Indeed, E.D. Hirsch (though no friend to the progressives) made a lasting point with me in his intro to The Schools We Need when he noted Antonio Gramsci's antipathy toward the "naturalistic" methods taking hold in the early 1900's. Hirsch: "[Gramsci thought] the oppressed class should be taught to master the tools of power and authority--the ability to read, write, and communicate--and to gain enough traditional knowledge to understand the worlds of nature and culture surrounding them."
I'm obviously no friend to Marxist theory of any stripe, but Gramsci's point holds: the tools of learning are really apolitical.
But obviously the reading wars are hyper-political, and it's very depressing.
Posted by: Jeff at April 7, 2006 11:27 AM
That sounds right to me. Thanks, Jeff. (and kudos on the casual Gramsci reference! You don't get to do that everyday)

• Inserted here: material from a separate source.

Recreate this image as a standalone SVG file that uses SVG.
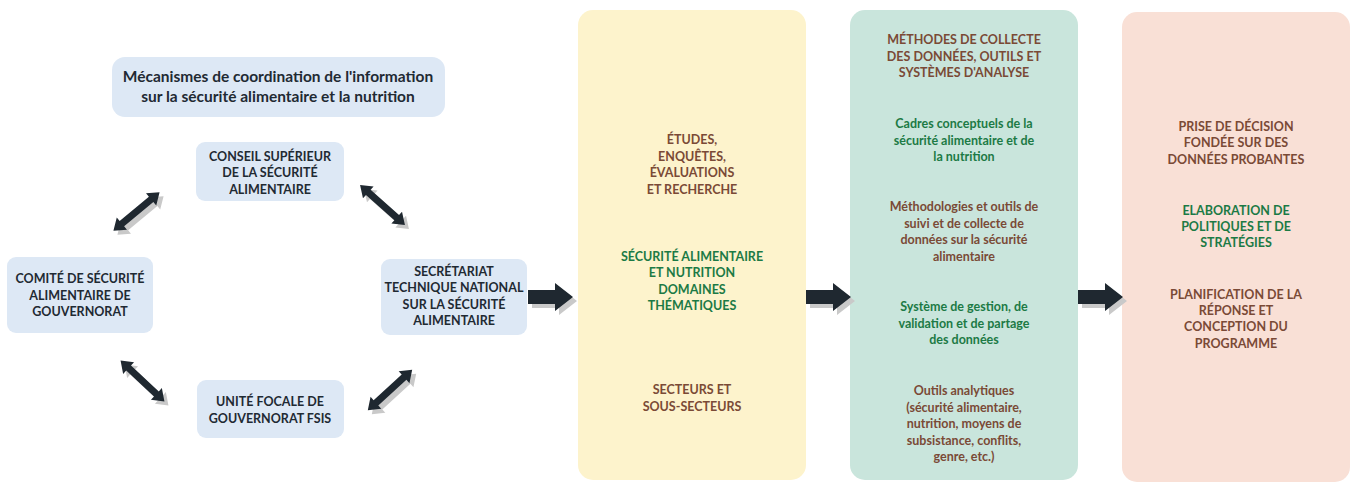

Posted by: jpe at April 7, 2006 03:38 PM
Re Gramsci: That's pushing the outside of the envelope, for me.
Posted by: Jeff at April 7, 2006 08:19 PM
Whole Language, as articulated by its founders (Ken Goodman et al), was a political enterprise from the outset. See article by Groff in the Comment section: http://instructivist.blogspot.com/2006/02/revised-whole-language-golf.html
Posted by: instructivist at April 14, 2006 09:56 AM
Thanks for the link--I'll reply in more depth later, but that reminds me of a book I found at the local used book story. The title was "Critical Pedagogy: Notes From the Real World". Critical pedagogy, yeah right.